THE CASE FOR DATA MERGING: GATHERING ACCURATE DATA IN FRAGILE CONTEXTS
In difficult-to-access geographical areas, up-to-date, reliable data is often unavailable. In such fragile zones, most data sources are outdated (for example, household censuses providing 10-plus-year-old data) and/ or highly aggregated (for example, population structure provided only on a macro/ national scale by age, sex, income, or refugee status). Security and resource constraints in these environments make third-party monitoring with granular data a time consuming, expensive, and sometimes impossible task.
GIZ projects in fragile states like Libya - particularly when remotely managed - rely on detailed information for planning, steering, monitoring, and evaluation, both internally as well as with external reporting to our commissioning parties. Currently, 65% of GIZ partner countries are classified as “fragile” while the number of respective projects
in these areas is increasing. Information is key in these dynamic environments, along with reliable ground/ granular data to ensure the quality of GIZ-provided services. Other implementing agencies are also actively prioritizing this challenge, however, a comprehensive solution is not yet in sight.
Conventionally, teams associated with such projects try to first assess the contextual situation by combining information from different (mostly qualitative) data sources, such as local NGOs, administrative representatives, and international agencies. Third-party monitoring consultancies provide regular updates on existing situations in conflict regions for the purposes of steering GIZ activities on behalf of the German Federal Ministry for Foreign Affairs. However, these reports mostly provide qualitative, rather than quantitative, data.
The Data in Fragile Contexts (DFC) experiment explores if and how several data sources (for example, satellite images, telecommunication data, contributor networks, social media monitoring, etc.) can be systematically merged/ cross-referenced in order to provide reliable, possibly real-time metrics for assessing basic public service delivery (such as education, water supply, and healthcare). Provided the right methodology and standards, additional layers can fill data gaps and further refine the information necessary to prove (or disprove) assumptions. For instance, a two-week-old satellite image might show the outline of a hospital but not its current mode of operation. Estimations based on outdated census data do not take recent dynamics (such as migration, conflicts, etc.) into account (World Bank, 2020). Instead of one-time situation reports, the DFC approach seeks to provide continuous context assessments. The combination of several data sources helps to provide better insights with a wide range of applications, for example:
- The completion of contextual information based on a particular project’s needs (particularly micro-level.

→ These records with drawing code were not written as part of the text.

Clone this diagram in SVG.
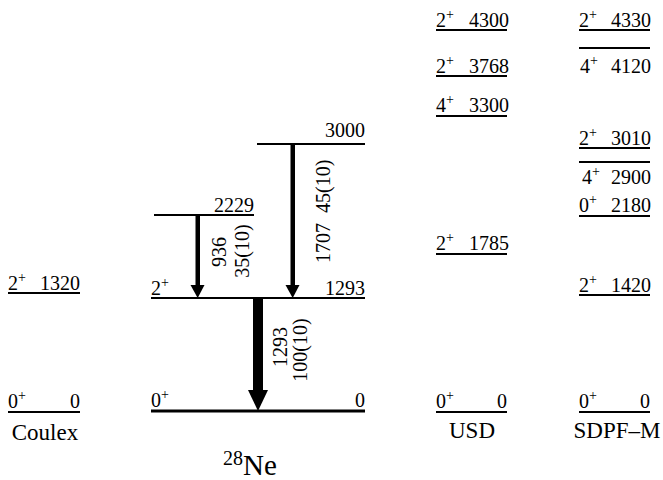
<svg xmlns="http://www.w3.org/2000/svg" width="663" height="480" viewBox="0 0 663 480">
<style>
text{font-size:20px;fill:#000}
.sup{font-size:14px}
.lab{font-size:23px}
.e{text-anchor:end}
.m{text-anchor:middle}
.lv{stroke:#000;stroke-width:2;fill:none}
.lv3{stroke:#000;stroke-width:3;fill:none}
.ar{fill:#000;stroke:none}
</style>
<rect width="663" height="480" fill="#fff"/>
<g font-family="Liberation Serif, Tinos, Times New Roman, serif">

<!-- Coulex -->
<g id="coulex-1320">
<line class="lv" x1="8" y1="293" x2="80" y2="293"/>
<text x="8" y="290">2<tspan class="sup" dy="-8">+</tspan></text>
<text class="e" x="80" y="290">1320</text>
</g>
<g id="coulex-0">
<line class="lv" x1="8" y1="412" x2="80" y2="412"/>
<text x="8" y="408">0<tspan class="sup" dy="-8">+</tspan></text>
<text class="e" x="80" y="408">0</text>
</g>
<text id="label-coulex" class="lab m" x="45" y="440">Coulex</text>

<!-- 28Ne experiment -->
<g id="ne-3000">
<line class="lv" x1="257" y1="144" x2="365" y2="144"/>
<text class="e" x="365" y="137">3000</text>
</g>
<g id="ne-2229">
<line class="lv" x1="154" y1="215" x2="254" y2="215"/>
<text class="e" x="254" y="212">2229</text>
</g>
<g id="ne-1293">
<line class="lv" x1="151" y1="298" x2="365" y2="298"/>
<text x="151" y="295">2<tspan class="sup" dy="-8">+</tspan></text>
<text class="e" x="365" y="295">1293</text>
</g>
<g id="ne-0">
<line class="lv3" x1="151" y1="411" x2="365" y2="411"/>
<text x="151" y="407">0<tspan class="sup" dy="-8">+</tspan></text>
<text class="e" x="365" y="407">0</text>
</g>
<text id="label-ne" x="223" y="475"><tspan font-size="20" dy="-10">28</tspan><tspan font-size="29" dy="10">Ne</tspan></text>

<!-- transitions -->
<g id="connectors">
<g id="t936">
<rect class="ar" x="195.5" y="215" width="4.5" height="72"/>
<polygon class="ar" points="190.5,285 204.5,285 197.7,298"/>
</g>
<g id="t1707">
<rect class="ar" x="290.5" y="144" width="4.5" height="143"/>
<polygon class="ar" points="285.5,285 299.5,285 292.7,298"/>
</g>
<g id="t1293">
<rect class="ar" x="253" y="298" width="10" height="94"/>
<polygon class="ar" points="248,390 268,390 258,411"/>
</g>
</g>
<text class="m" transform="translate(226,252) rotate(-90)">936</text>
<text class="m" transform="translate(249,251) rotate(-90)">35(10)</text>
<text transform="translate(330,263) rotate(-90)">1707<tspan dx="10">45(10)</tspan></text>
<text class="m" transform="translate(287,347) rotate(-90)">1293</text>
<text class="m" transform="translate(307,350) rotate(-90)">100(10)</text>

<!-- USD -->
<g id="usd-4300">
<line class="lv" x1="436" y1="30" x2="507" y2="30"/>
<text x="436" y="27">2<tspan class="sup" dy="-8">+</tspan></text>
<text class="e" x="509" y="27">4300</text>
</g>
<g id="usd-3768">
<line class="lv" x1="436" y1="76" x2="507" y2="76"/>
<text x="436" y="73">2<tspan class="sup" dy="-8">+</tspan></text>
<text class="e" x="509" y="73">3768</text>
</g>
<g id="usd-3300">
<line class="lv" x1="436" y1="116" x2="507" y2="116"/>
<text x="436" y="112">4<tspan class="sup" dy="-8">+</tspan></text>
<text class="e" x="509" y="112">3300</text>
</g>
<g id="usd-1785">
<line class="lv" x1="436" y1="254" x2="507" y2="254"/>
<text x="436" y="250">2<tspan class="sup" dy="-8">+</tspan></text>
<text class="e" x="509" y="250">1785</text>
</g>
<g id="usd-0">
<line class="lv" x1="436" y1="412" x2="507" y2="412"/>
<text x="436" y="408">0<tspan class="sup" dy="-8">+</tspan></text>
<text class="e" x="507" y="408">0</text>
</g>
<text id="label-usd" class="lab m" x="472" y="438">USD</text>

<!-- SDPF-M -->
<g id="sdpf-4330">
<line class="lv" x1="579" y1="30" x2="650" y2="30"/>
<text x="579" y="27">2<tspan class="sup" dy="-8">+</tspan></text>
<text class="e" x="651" y="27">4330</text>
</g>
<g id="sdpf-4120">
<line class="lv" x1="579" y1="48" x2="650" y2="48"/>
<text x="580" y="73">4<tspan class="sup" dy="-8">+</tspan></text>
<text class="e" x="651" y="73">4120</text>
</g>
<g id="sdpf-3010">
<line class="lv" x1="579" y1="148" x2="650" y2="148"/>
<text x="579" y="145">2<tspan class="sup" dy="-8">+</tspan></text>
<text class="e" x="651" y="145">3010</text>
</g>
<g id="sdpf-2900">
<line class="lv" x1="579" y1="162" x2="650" y2="162"/>
<text x="582" y="184">4<tspan class="sup" dy="-8">+</tspan></text>
<text class="e" x="651" y="184">2900</text>
</g>
<g id="sdpf-2180">
<line class="lv" x1="579" y1="216" x2="650" y2="216"/>
<text x="579" y="212">0<tspan class="sup" dy="-8">+</tspan></text>
<text class="e" x="651" y="212">2180</text>
</g>
<g id="sdpf-1420">
<line class="lv" x1="579" y1="295" x2="650" y2="295"/>
<text x="579" y="292">2<tspan class="sup" dy="-8">+</tspan></text>
<text class="e" x="651" y="292">1420</text>
</g>
<g id="sdpf-0">
<line class="lv" x1="579" y1="412" x2="650" y2="412"/>
<text x="579" y="408">0<tspan class="sup" dy="-8">+</tspan></text>
<text class="e" x="650" y="408">0</text>
</g>
<text id="label-sdpf" class="lab m" x="617" y="438">SDPF–M</text>
</g>
</svg>
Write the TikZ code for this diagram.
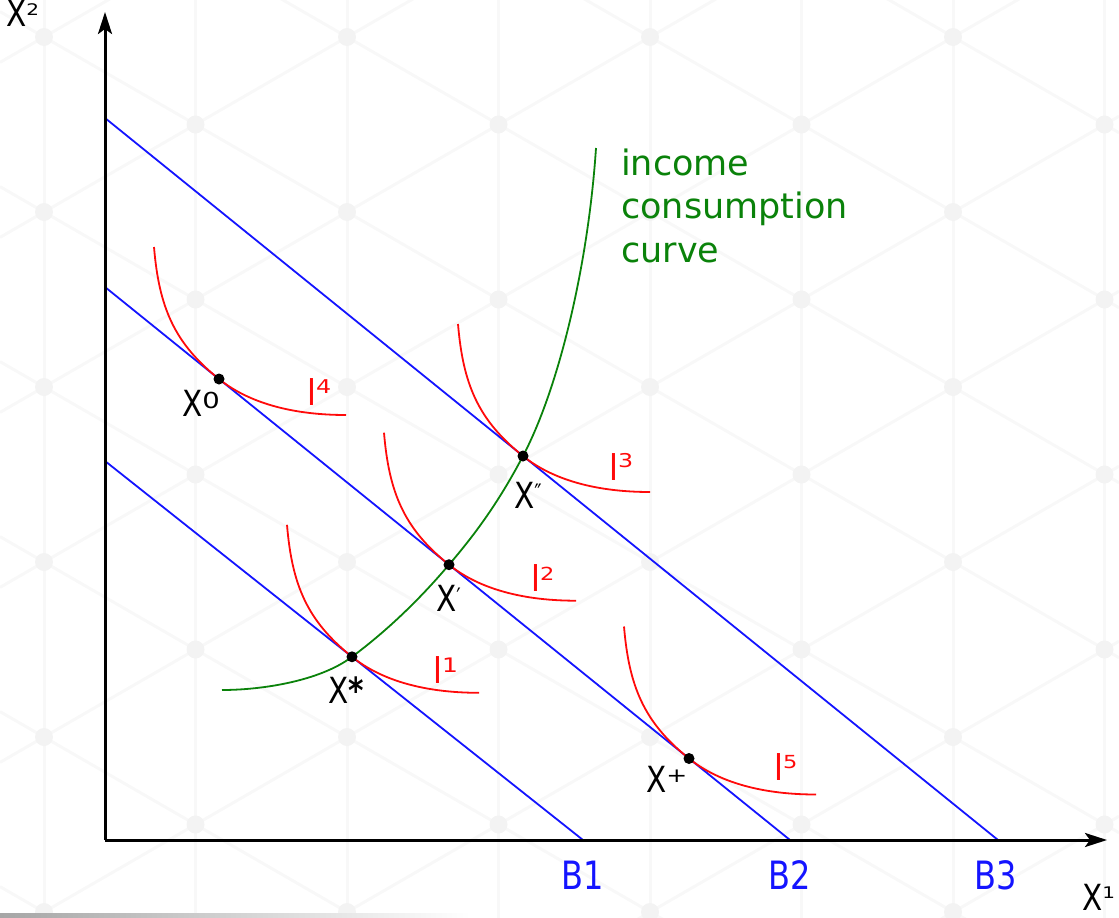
\documentclass[tikz,border=0pt]{standalone}
\usepackage{fontspec}
\setmainfont{DejaVu Sans}[FakeStretch=0.82]
\newfontfamily\gfont{DejaVu Sans}
\newfontfamily\supfont{DejaVu Sans}[FakeStretch=1.25]
\usetikzlibrary{arrows.meta}
\definecolor{bl}{RGB}{20,20,255}
\definecolor{gr}{RGB}{10,130,10}
\definecolor{rd}{RGB}{255,10,10}
\definecolor{patl}{RGB}{248,248,248}
\definecolor{patd}{RGB}{243,243,243}
\newcommand{\supr}[3]{\raisebox{#1pt}{\supfont\fontsize{#2}{#2}\selectfont #3}}
\newcommand{\prm}[3]{\raisebox{#1pt}{\fontsize{#2}{#2}\selectfont #3}}
\tikzset{
  axis/.style={line width=3pt, -{Stealth[length=22pt,width=14pt,inset=5pt]}},
  budget/.style={draw=bl, line width=1.8pt},
  icc/.style={draw=gr, line width=1.8pt},
  ic/.style={draw=rd, line width=1.8pt},
  lab/.style={anchor=base west, inner sep=0pt, font=\fontsize{36}{40}\selectfont},
  ilab/.style={lab, text=rd, font=\fontsize{37}{40}\selectfont},
  blab/.style={lab, text=bl, font=\fontsize{39}{40}\selectfont},
  glab/.style={anchor=base west, inner sep=0pt, text=gr, font=\gfont\fontsize{35}{40}\selectfont},
  indiff/.pic={\draw[ic] (-65,-132) .. controls (-60,-72) and (-45,-36) .. (0,0) .. controls (26,21) and (67,36) .. (127,36);}
}
\begin{document}
\begin{tikzpicture}[x=1pt,y=-1pt]
\useasboundingbox (0,0) rectangle (1119,918);
% faint background pattern
\begin{scope}
\clip (0,0) rectangle (1119,918);
\foreach \k in {-1,...,8} {\draw[patl, line width=3pt] (44+151.5*\k,0) -- (44+151.5*\k,918);}
\foreach \m in {-3,...,5} {\draw[patl, line width=3pt] (0,11.6+175*\m) -- (1119,657.7+175*\m);}
\foreach \m in {0,...,8} {\draw[patl, line width=3pt] (0,62.4+175*\m) -- (1119,-583.7+175*\m);}
\foreach \k in {-1,...,8} {
  \foreach \j in {0,...,10} {
    \pgfmathtruncatemacro\p{mod(\k+\j+20,2)}
    \ifnum\p=0 \fill[patd] (44+151.5*\k,37+87.5*\j) circle (9pt); \fi
  }
}
\end{scope}
\shade[left color=black!35, right color=white] (0,913) rectangle (470,918);

% coordinates
\coordinate (O) at (105,840);
\coordinate (Ytop) at (105,12);
\coordinate (Xend) at (1107,840);
\coordinate (B1a) at (105,461);
\coordinate (B1b) at (583,840);
\coordinate (B2a) at (105,287);
\coordinate (B2b) at (790,840);
\coordinate (B3a) at (105,118);
\coordinate (B3b) at (998,840);
\coordinate (X0) at (219,379);
\coordinate (Xp) at (449,564.7);
\coordinate (Xplus) at (689,758.5);
\coordinate (Xpp) at (523,456);
\coordinate (Xs) at (352,656.8);
\coordinate (G0) at (222,690);
\coordinate (G1) at (596,148);

% budget lines
\draw[budget] (B1a) -- (B1b);
\draw[budget] (B2a) -- (B2b);
\draw[budget] (B3a) -- (B3b);

% income consumption curve
\draw[icc] (G0) .. controls (262,690) and (320,681) .. (Xs)
  .. controls (384,633) and (417,602.5) .. (Xp)
  .. controls (474,535.5) and (498,503.5) .. (Xpp)
  .. controls (558,389.5) and (588,268) .. (G1);

% indifference curves
\pic at (X0) {indiff};
\pic at (Xpp) {indiff};
\pic at (Xp) {indiff};
\pic at (Xs) {indiff};
\pic at (Xplus) {indiff};

% tangency points
\foreach \c in {X0,Xp,Xplus,Xpp,Xs} {\fill (\c) circle (5.5pt);}

% axes
\draw[axis] (O) -- (Ytop);
\draw[axis] (O) -- (Xend);

% labels
\node[lab] (lX2) at (6,27) {X\supr{12}{16}{2}};
\node[lab] (lX1) at (1082,910) {X\supr{12}{16}{1}};
\node[lab] (lX0) at (182,416) {X\supr{8}{22}{0}};
\node[lab] (lXpp) at (514,508) {X\prm{7}{24}{″}};
\node[lab] (lXp) at (436,611) {X\prm{6}{24}{′}};
\node[lab] (lXs) at (328,703) {X{\bfseries *}};
\node[lab] (lXplus) at (646,792) {X\supr{10}{20}{+}};
\node[ilab] (lI4) at (307,405) {I\supr{12}{19}{4}};
\node[ilab] (lI3) at (609,480) {I\supr{13}{19}{3}};
\node[ilab] (lI2) at (531,591) {I\supr{11}{18}{2}};
\node[ilab] (lI1) at (433,683) {I\supr{11}{20}{1}};
\node[ilab] (lI5) at (774,780) {I\supr{12}{18}{5}};
\node[blab] (lB1) at (561,889) {B1};
\node[blab] (lB2) at (768,889) {B2};
\node[blab] (lB3) at (974,889) {B3};
\node[glab] (g1) at (621,175) {income};
\node[glab] (g2) at (621,218) {consumption};
\node[glab] (g3) at (621,262) {curve};
\end{tikzpicture}
\end{document}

- Strong support for evidence-based decision making through the preparation of available data from external project partners, merging raw data when necessary and adding further data sources.
- The supplementation/ verification of findings from pre-scheduled household surveys.
- The generation of more accurate behavioral insights within a specific project’s context (such as perceptions and desires, root causes of specific problems, new trends, etc.).
- An overall increase in efficiency, resulting in a greater ROI per beneficiary.
During the experiment design phase, we have learned the following valuable lessons:
- Data collection in fragile countries is disproportionately expensive and digital tools offer the potential to substantially lower monitoring costs.
- Depending on the issue, context, ecosystem, and target group, a case can be made for harvesting and integrating readily available (open) data sources (such as WHO and UN data). So far, however, GIZ does not make use of publicly available data to the full extent possible.
- Telecommunication data (such as Call Data Records) is hard to obtain, and its acquisition carries implied reputation risks. For instance, conflict parties might perceive the utilization of telecommunication data (even if aggregated) as a violation of individual privacy.
- Due to factors like spatial resolution, unique attribution, and representativity, telecommunication data is of limited value in determining service coverage and reach.
- Thick Data (that is, the use of both qualitative and quantitative data) is key to determining contextual information, suggesting that a mixed-methods approach may provide the best solutions moving forward.